A rapid expansion of the northeastern pig farming sector in recent
years means more live pigs travel thousands of kilometers from farm
to market to slaughter and processing in the central and southern
regions.
Wide varieties of farm sizes from backyard family-run pens to
large-scale commercial operations, as well as a large wild boar
population, make it difficult to prevent and control the disease,
the FAO says. Backyard farms account for 27 percent of China's
output.
China's large population of wild boar, which can harbor the disease
without showing symptoms, is estimated to total around 33.5 million,
according to Reuters calculations based on FAO data. Pigs may also
have access to untreated or uncooked food waste and swill.

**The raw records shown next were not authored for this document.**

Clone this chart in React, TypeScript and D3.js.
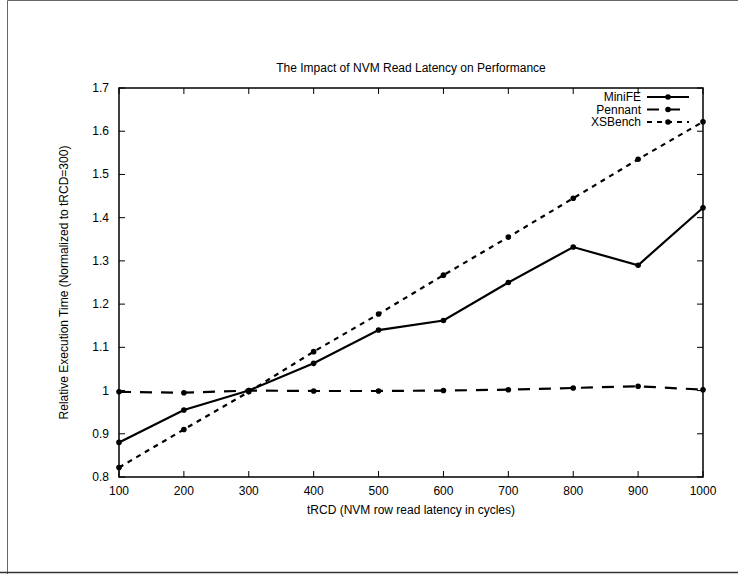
import React from "react";
import * as d3 from "d3";

const xValues = [100, 200, 300, 400, 500, 600, 700, 800, 900, 1000];
const miniFE = [0.88, 0.955, 1.0, 1.063, 1.14, 1.162, 1.25, 1.332, 1.29, 1.423];
const pennant = [0.997, 0.995, 1.0, 0.999, 0.999, 1.0, 1.002, 1.006, 1.01, 1.002];
const xsBench = [0.822, 0.91, 0.997, 1.09, 1.177, 1.267, 1.355, 1.445, 1.535, 1.622];
const yTicks = [0.8, 0.9, 1, 1.1, 1.2, 1.3, 1.4, 1.5, 1.6, 1.7];
const seriesNames = ["MiniFE", "Pennant", "XSBench"];

const W = 738;
const H = 574;
const L = 119, R = 703, T = 88, B = 477;
const FONT = "'Liberation Sans', Arial, Helvetica, sans-serif";

export default function App() {
  const x = d3.scaleLinear().domain([100, 1000]).range([L, R]);
  const y = d3.scaleLinear().domain([0.8, 1.7]).range([B, T]);
  const line = d3.line<[number, number]>().x((d) => x(d[0])).y((d) => y(d[1]));
  const series = [
    { name: seriesNames[0], vals: miniFE, dash: "none" },
    { name: seriesNames[1], vals: pennant, dash: "12,9" },
    { name: seriesNames[2], vals: xsBench, dash: "5,5" },
  ];
  const tickLen = 6;
  return (
    <svg width={W} height={H} style={{ position: "absolute", left: 0, top: 0, background: "#fff" }} fontFamily={FONT}>
      <rect x={0} y={0} width={W} height={H} fill="#fff" />
      <path d={`M7.5,${H} V0.5 H${W}`} fill="none" stroke="#666" strokeWidth={1} />
      <path d={`M0,572.5 H${W}`} stroke="#333" strokeWidth={1.5} />
      <text x={(L + R) / 2} y={72} textAnchor="middle" fontSize={12}>The Impact of NVM Read Latency on Performance</text>
      {/* ticks */}
      {xValues.map((v) => (
        <g key={"xt" + v}>
          <line x1={x(v)} x2={x(v)} y1={B} y2={B - tickLen} stroke="#000" strokeWidth={1} />
          <line x1={x(v)} x2={x(v)} y1={T} y2={T + tickLen} stroke="#000" strokeWidth={1} />
          <text x={x(v)} y={B + 18} textAnchor="middle" fontSize={12}>{v}</text>
        </g>
      ))}
      {yTicks.map((v) => (
        <g key={"yt" + v}>
          <line x1={L} x2={L + tickLen} y1={y(v)} y2={y(v)} stroke="#000" strokeWidth={1} />
          <line x1={R} x2={R - tickLen} y1={y(v)} y2={y(v)} stroke="#000" strokeWidth={1} />
          <text x={L - 10} y={y(v) + 4} textAnchor="end" fontSize={12}>{String(v)}</text>
        </g>
      ))}
      <rect x={L} y={T} width={R - L} height={B - T} fill="none" stroke="#000" strokeWidth={1.5} />
      <text x={(L + R) / 2} y={514} textAnchor="middle" fontSize={12}>tRCD (NVM row read latency in cycles)</text>
      <text transform={`translate(68,${(T + B) / 2}) rotate(-90)`} textAnchor="middle" fontSize={12}>Relative Execution Time (Normalized to tRCD=300)</text>
      {series.map((s) => {
        const pts = xValues.map((v, i) => [v, s.vals[i]] as [number, number]);
        return (
          <g key={s.name}>
            <path d={line(pts) || ""} fill="none" stroke="#000" strokeWidth={2.2} strokeDasharray={s.dash} />
            {pts.map((p, i) => (
              <circle key={i} cx={x(p[0])} cy={y(p[1])} r={2.8} fill="#000" />
            ))}
          </g>
        );
      })}
      {series.map((s, i) => {
        const ly = 97 + i * 12.5;
        return (
          <g key={"lg" + s.name}>
            <text x={641} y={ly + 4} textAnchor="end" fontSize={12}>{s.name}</text>
            <line x1={647} x2={689} y1={ly} y2={ly} stroke="#000" strokeWidth={2.2} strokeDasharray={s.dash} />
            <circle cx={668} cy={ly} r={2.8} fill="#000" />
          </g>
        );
      })}
    </svg>
  );
}
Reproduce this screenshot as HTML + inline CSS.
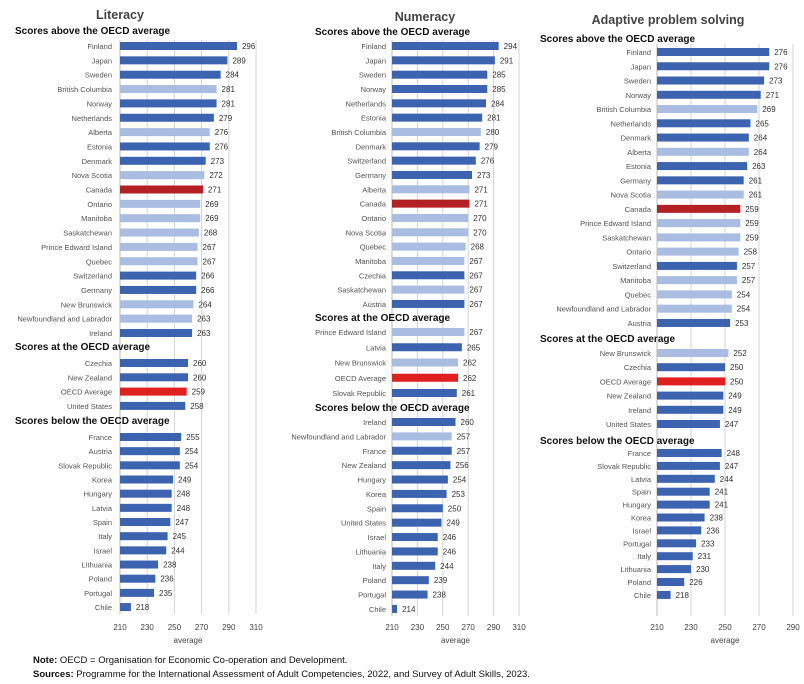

The country has prohibited hunting of wild boar since 1994 unless
farmers can demonstrate they are responsible for crop damage.
*DIFFICULT TO ERADICATE
The disease was first detected in Africa almost a century ago and
spread to continental Europe in the 1960s, where it took three
decades to eradicate.
All successful eradication programs have involved the rapid
diagnosis, slaughter and disposal of animals on infected premises,
thorough cleaning and disinfection, removal of insects such as
ticks, movement controls and surveillance, according to the OIE.
The most recent case in Europe was reported in Georgia in 2007 and
it has since spread to Armenia, Russia and Azerbaijan. It reached
Ukraine and Belarus in 2012 and 2013 respectively, and hit Romania
in 2017.
It has never occurred in the United States.